Gerade für Kurzstreckenflüge gibt es alternativ auch die Möglichkeit, dass man in Relation zum verbrauchten CO2-Gehalt einen Geldbetrag an Organisationen oder Projekte spendet, die sich für Klimaschutz einsetzen.
Klar, so etwas wäre wahrscheinlich eine Option. Aber das CO2 wird ja trotzdem in die Welt geschossen. Klar, wenn man sich dann mit der Wirtschaft beschäftigt, heißt’s ja auch Inland- oder Innerkontinental-Flüge nicht zu nehmen, bringt ja auch nichts, weil der Co2-Ausstoß da irgendwie Teil des Emissionshandels ist. Also wenn du da Co2 einsparst, dann gehen diese Emissionen an einen anderen Wirtschaftsteil, der die dann stattdessen verschießen darf. Das ist alles so krass kompliziert, ich bin da nicht ansatzweise so im Thema, dass ich wissen würde, was Sinn macht. Aber was du sagst, hört sich schon nach ‘nem guten Ansatz an.

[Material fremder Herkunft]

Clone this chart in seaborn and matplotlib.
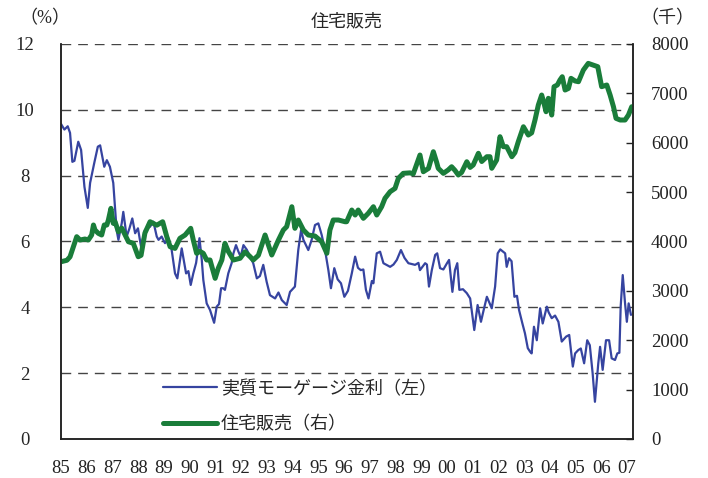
import matplotlib
matplotlib.use("Agg")
import matplotlib.pyplot as plt
import seaborn as sns
import pandas as pd

sns.set_style("white")
plt.rcParams['font.family'] = ['Liberation Serif', 'Noto Sans CJK JP', 'DejaVu Sans']

# real mortgage rate (left axis, %)
rate_year = [1985.00, 1985.13, 1985.26, 1985.35, 1985.44, 1985.52, 1985.67, 1985.78, 1985.91, 1986.04,
             1986.13, 1986.29, 1986.43, 1986.52, 1986.68, 1986.78, 1986.90, 1987.03, 1987.16, 1987.23,
             1987.36, 1987.42, 1987.55, 1987.66, 1987.77, 1987.88, 1987.99, 1988.11, 1988.26, 1988.46,
             1988.59, 1988.72, 1988.79, 1988.91, 1989.04, 1989.17, 1989.30, 1989.43, 1989.52, 1989.69,
             1989.86, 1989.95, 1990.04, 1990.14, 1990.25, 1990.38, 1990.47, 1990.53, 1990.66, 1990.79,
             1990.95, 1991.05, 1991.14, 1991.22, 1991.30, 1991.37, 1991.50, 1991.63, 1991.70, 1991.80,
             1991.89, 1991.98, 1992.09, 1992.22, 1992.35, 1992.47, 1992.61, 1992.73, 1992.86, 1992.99,
             1993.12, 1993.32, 1993.45, 1993.58, 1993.77, 1993.90, 1994.09, 1994.22, 1994.33, 1994.42,
             1994.61, 1994.74, 1994.87, 1995.00, 1995.13, 1995.26, 1995.39, 1995.49, 1995.62, 1995.75,
             1995.88, 1996.01, 1996.15, 1996.30, 1996.43, 1996.54, 1996.65, 1996.75, 1996.85, 1996.95,
             1997.08, 1997.14, 1997.27, 1997.40, 1997.53, 1997.79, 1997.92, 1998.05, 1998.21, 1998.35,
             1998.50, 1998.76, 1998.89, 1998.95, 1999.15, 1999.22, 1999.30, 1999.41, 1999.54, 1999.62,
             1999.73, 1999.86, 2000.00, 2000.08, 2000.21, 2000.31, 2000.40, 2000.48, 2000.62, 2000.77,
             2000.90, 2001.06, 2001.19, 2001.32, 2001.42, 2001.55, 2001.74, 2001.87, 2001.97, 2002.07,
             2002.26, 2002.32, 2002.41, 2002.51, 2002.62, 2002.72, 2002.80, 2002.93, 2003.03, 2003.14,
             2003.23, 2003.29, 2003.38, 2003.49, 2003.62, 2003.72, 2003.88, 2003.95, 2004.07, 2004.20,
             2004.33, 2004.46, 2004.63, 2004.75, 2004.89, 2004.98, 2005.10, 2005.20, 2005.33, 2005.45,
             2005.55, 2005.66, 2005.75, 2005.88, 2005.95, 2006.05, 2006.18, 2006.30, 2006.40, 2006.53,
             2006.62, 2006.70, 2006.75, 2006.83, 2006.92, 2006.99, 2007.06, 2007.15]
rate = [9.57, 9.40, 9.50, 9.30, 8.42, 8.45, 9.03, 8.78, 7.66, 7.02,
        7.78, 8.38, 8.88, 8.92, 8.27, 8.47, 8.27, 7.78, 6.35, 6.05,
        6.56, 6.90, 6.15, 6.40, 6.70, 6.25, 6.40, 5.84, 6.35, 6.45,
        6.60, 6.15, 6.05, 6.15, 5.95, 6.10, 5.74, 5.03, 4.88, 5.79,
        5.03, 5.10, 4.68, 5.03, 5.35, 6.10, 5.44, 4.83, 4.12, 3.92,
        3.53, 4.02, 4.10, 4.58, 4.58, 4.53, 5.03, 5.34, 5.64, 5.89,
        5.70, 5.54, 5.89, 5.75, 5.54, 5.34, 4.88, 4.95, 5.29, 4.78,
        4.37, 4.27, 4.45, 4.22, 4.07, 4.47, 4.63, 5.74, 6.35, 6.05,
        5.74, 6.05, 6.50, 6.55, 6.20, 5.74, 5.13, 4.58, 5.19, 4.85,
        4.73, 4.32, 4.50, 5.03, 5.54, 5.20, 5.13, 5.15, 4.53, 4.27,
        4.80, 4.73, 5.64, 5.69, 5.34, 5.23, 5.30, 5.44, 5.74, 5.50,
        5.34, 5.29, 5.35, 5.13, 5.34, 5.30, 4.63, 5.13, 5.59, 5.64,
        5.19, 5.15, 5.34, 5.44, 4.47, 5.13, 5.34, 4.53, 4.55, 4.43,
        4.27, 3.31, 4.07, 3.56, 3.90, 4.32, 3.97, 4.63, 5.64, 5.76,
        5.64, 5.23, 5.49, 5.40, 4.32, 4.35, 3.92, 3.51, 3.21, 2.76,
        2.65, 2.60, 3.41, 3.00, 3.97, 3.51, 4.02, 3.85, 3.67, 3.75,
        3.56, 2.96, 3.11, 3.16, 2.20, 2.60, 2.70, 2.75, 2.30, 3.00,
        2.85, 2.00, 1.13, 2.30, 2.80, 2.10, 3.00, 3.00, 2.45, 2.40,
        2.60, 2.62, 4.02, 4.98, 4.12, 3.56, 4.12, 3.77]

# home sales (right axis, thousands)
sales_year = [1985.00, 1985.23, 1985.35, 1985.48, 1985.61, 1985.74, 1985.93, 1986.06, 1986.19, 1986.26,
              1986.32, 1986.45, 1986.58, 1986.68, 1986.78, 1986.84, 1986.94, 1987.03, 1987.10, 1987.23,
              1987.36, 1987.49, 1987.62, 1987.81, 1988.00, 1988.11, 1988.26, 1988.46, 1988.72, 1988.95,
              1989.11, 1989.24, 1989.43, 1989.62, 1989.82, 1990.04, 1990.14, 1990.27, 1990.40, 1990.53,
              1990.66, 1990.79, 1990.99, 1991.11, 1991.25, 1991.37, 1991.50, 1991.70, 1991.96, 1992.15,
              1992.35, 1992.47, 1992.67, 1992.93, 1993.19, 1993.45, 1993.64, 1993.77, 1993.97, 1994.09,
              1994.22, 1994.42, 1994.61, 1994.87, 1995.13, 1995.33, 1995.45, 1995.58, 1995.78, 1996.04,
              1996.10, 1996.30, 1996.43, 1996.55, 1996.75, 1996.94, 1997.14, 1997.27, 1997.46, 1997.59,
              1997.79, 1997.98, 1998.11, 1998.30, 1998.56, 1998.69, 1998.95, 1999.08, 1999.28, 1999.47,
              1999.60, 1999.66, 1999.86, 2000.05, 2000.18, 2000.31, 2000.44, 2000.57, 2000.77, 2000.90,
              2001.02, 2001.22, 2001.35, 2001.55, 2001.67, 2001.74, 2001.93, 2002.06, 2002.19, 2002.32,
              2002.52, 2002.64, 2002.77, 2002.97, 2003.16, 2003.29, 2003.42, 2003.55, 2003.68, 2003.77,
              2003.85, 2003.94, 2004.07, 2004.16, 2004.29, 2004.39, 2004.48, 2004.59, 2004.72, 2004.82,
              2004.98, 2005.11, 2005.30, 2005.49, 2005.69, 2005.86, 2006.01, 2006.21, 2006.34, 2006.47,
              2006.57, 2006.73, 2006.92, 2007.05, 2007.18]
sales = [3590, 3620, 3690, 3894, 4097, 4030, 4050, 4030, 4131, 4334,
         4232, 4165, 4131, 4334, 4334, 4435, 4671, 4368, 4400, 4198,
         4270, 4131, 3995, 3962, 3691, 3720, 4171, 4400, 4330, 4400,
         4097, 3894, 3860, 4064, 4131, 4267, 4030, 3760, 3800, 3760,
         3625, 3625, 3254, 3457, 3625, 3963, 3800, 3625, 3660, 3790,
         3692, 3625, 3720, 4131, 3726, 4030, 4232, 4300, 4704, 4267,
         4435, 4232, 4131, 4110, 3995, 3760, 4232, 4435, 4435, 4400,
         4400, 4637, 4536, 4637, 4469, 4570, 4704, 4536, 4704, 4874,
         5008, 5075, 5279, 5380, 5390, 5370, 5751, 5413, 5480, 5818,
         5600, 5482, 5380, 5450, 5514, 5440, 5346, 5400, 5615, 5500,
         5550, 5786, 5620, 5717, 5717, 5482, 5650, 6122, 5920, 5920,
         5717, 5800, 6020, 6324, 6156, 6200, 6460, 6764, 6966, 6800,
         6628, 6900, 6561, 7135, 7170, 7270, 7337, 7067, 7100, 7304,
         7250, 7236, 7472, 7607, 7570, 7540, 7135, 7169, 6966, 6729,
         6494, 6460, 6460, 6560, 6729]

year_labels = ['85', '86', '87', '88', '89', '90', '91', '92', '93', '94', '95', '96',
               '97', '98', '99', '00', '01', '02', '03', '04', '05', '06', '07']

df_rate = pd.DataFrame({'year': rate_year, 'rate': rate})
df_sales = pd.DataFrame({'year': sales_year, 'sales': sales})

blue = '#3644a0'
green = '#1a7d3a'

fig = plt.figure(figsize=(7.08, 4.78), dpi=100)
ax = fig.add_axes([0.0862, 0.0816, 0.8079, 0.8264])
ax2 = ax.twinx()

sns.lineplot(x='year', y='rate', data=df_rate, ax=ax, color=blue, lw=1.6,
             label='実質モーゲージ金利（左）', legend=False)
sns.lineplot(x='year', y='sales', data=df_sales, ax=ax2, color=green, lw=3.6,
             label='住宅販売（右）', legend=False)

ax.set_xlim(1985, 2007.23)
ax.set_ylim(0, 12)
ax2.set_ylim(0, 8000)
ax.set_xlabel('')
ax.set_ylabel('')
ax2.set_ylabel('')

ax.set_xticks(range(1985, 2008))
ax.set_xticklabels(year_labels, fontsize=13.5)
ax.set_yticks([0, 2, 4, 6, 8, 10, 12])
ax.set_yticklabels(['0', '2', '4', '6', '8', '10', '12'], fontsize=13.5, ha='center')
ax2.set_yticks([0, 1000, 2000, 3000, 4000, 5000, 6000, 7000, 8000])
ax2.set_yticklabels(['0', '1000', '2000', '3000', '4000', '5000', '6000', '7000', '8000'], fontsize=13.5)

ax.tick_params(axis='x', direction='in', length=5, width=1, pad=15, colors='#222222')
ax.tick_params(axis='y', direction='in', length=0, pad=26)
ax2.tick_params(axis='y', direction='in', length=5, width=1, pad=13, colors='#222222')

for a in (ax, ax2):
    a.spines['top'].set_visible(False)
    for s in ('left', 'right', 'bottom'):
        a.spines[s].set_color('#222222')
        a.spines[s].set_linewidth(1.1)

ax.grid(False)
ax2.grid(False)
for v in [2, 4, 6, 8, 10, 12]:
    ax.axhline(v, color='#444444', lw=1.0, ls=(0, (7, 5)), zorder=0)

ax.set_title('住宅販売', fontsize=13, pad=13)
fig.text(0.028, 0.96, '（%）', fontsize=13, ha='left', va='center')
fig.text(0.905, 0.96, '（千）', fontsize=13, ha='left', va='center')

h1, l1 = ax.get_legend_handles_labels()
h2, l2 = ax2.get_legend_handles_labels()
ax2.legend(h1 + h2, l1 + l2, loc='center left', bbox_to_anchor=(0.178, 0.082),
           frameon=False, fontsize=13, handlelength=3.0, handletextpad=0.2,
           labelspacing=1.0, borderpad=0, borderaxespad=0)

fig.savefig('out.png', dpi=100)
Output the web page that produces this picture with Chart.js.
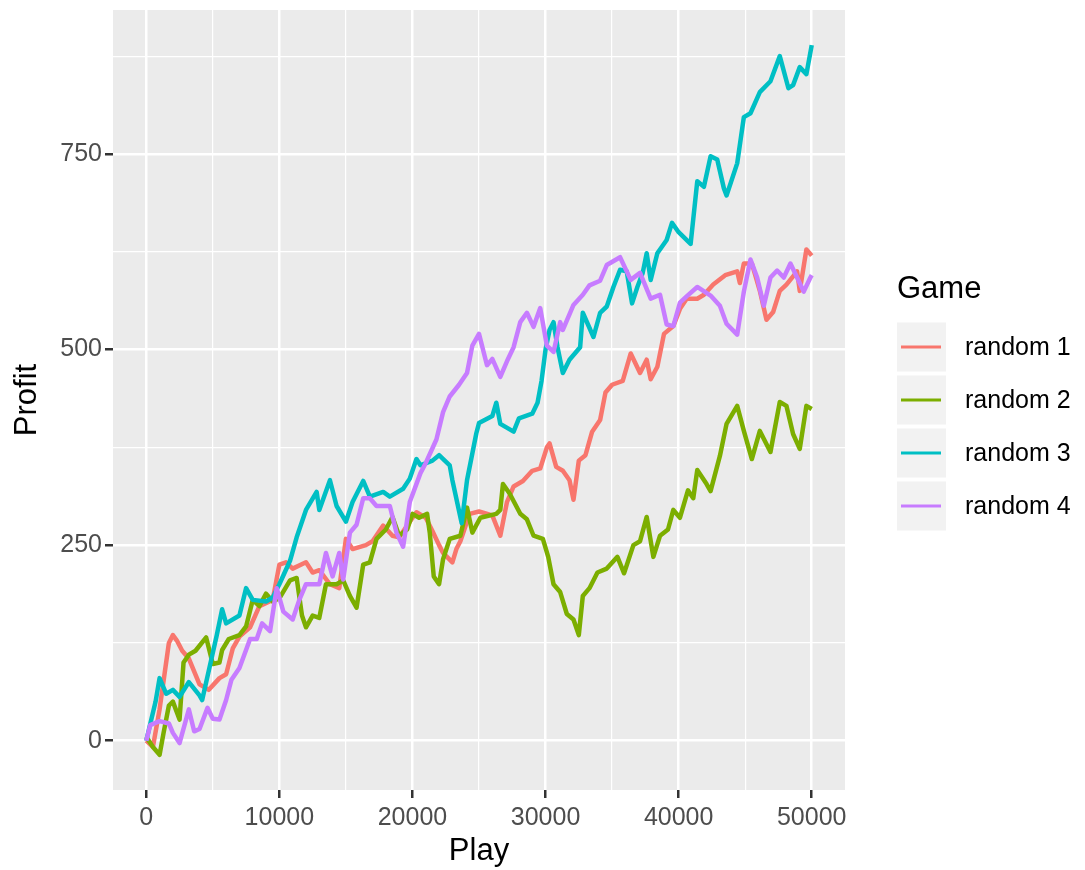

Aber ich habe mich noch nie damit auseinandergesetzt. Ich fliege eigentlich auch gar nicht oft, das ist jetzt echt ne Ausnahme. Und ich hasse es auch. Ich bin zwar schon ein paar Mal nach Asien geflogen, das war mir zuerst auch überhaupt nicht so bewusst. Ich hab das dann im Nachhinein in einen Co2-Rechner eingegeben und dann wurde mir klar, dass ein Flug nach Japan – und zwar One-Way – schon den Co2 hat, den man als Mensch im Jahr verbrauchen darf. Bezüglich Fleischessen braucht man da auch gar nicht erst anfangen. Deswegen habe ich dann manchmal das Gefühl, ich kann eh nichts mehr machen. Ist natürlich immer die falsche Einstellung, aber es ist manchmal schon sehr frustrierend. Man darf nie wieder Langstrecke fliegen, wenn man ehrlich ist. Das will keiner sagen und auch keiner machen, auch nicht von den richtigen Leuten. Ich war zum Beispiel noch nie in den USA und das habe ich schon noch vor.

Warum genau USA?
Weil ich krass geprägt bin durch das Land und die Kultur. Ich war ganz oft schon in Asien und in Europa unterwegs, aber das will ich noch abhaken.

Was hat dich so oft nach Asien getrieben?
Das war immer Zufall, ehrlich gesagt. Es gab eine Asien-Tour vom Goethe-Institut, die haben Juse Ju und ich gemacht. Juse Ju ist ja auch in Tokio aufgewachsen und dann hat er seine Videos dort gedreht, da bin ich dann wieder mitgekommen und aus privaten Gründen die vergangenen zehn Jahre immer wieder. Dann war ich mal in Thailand, mal in Vietnam, das hat sich einfach immer so ergeben. Aber ist auch geil da.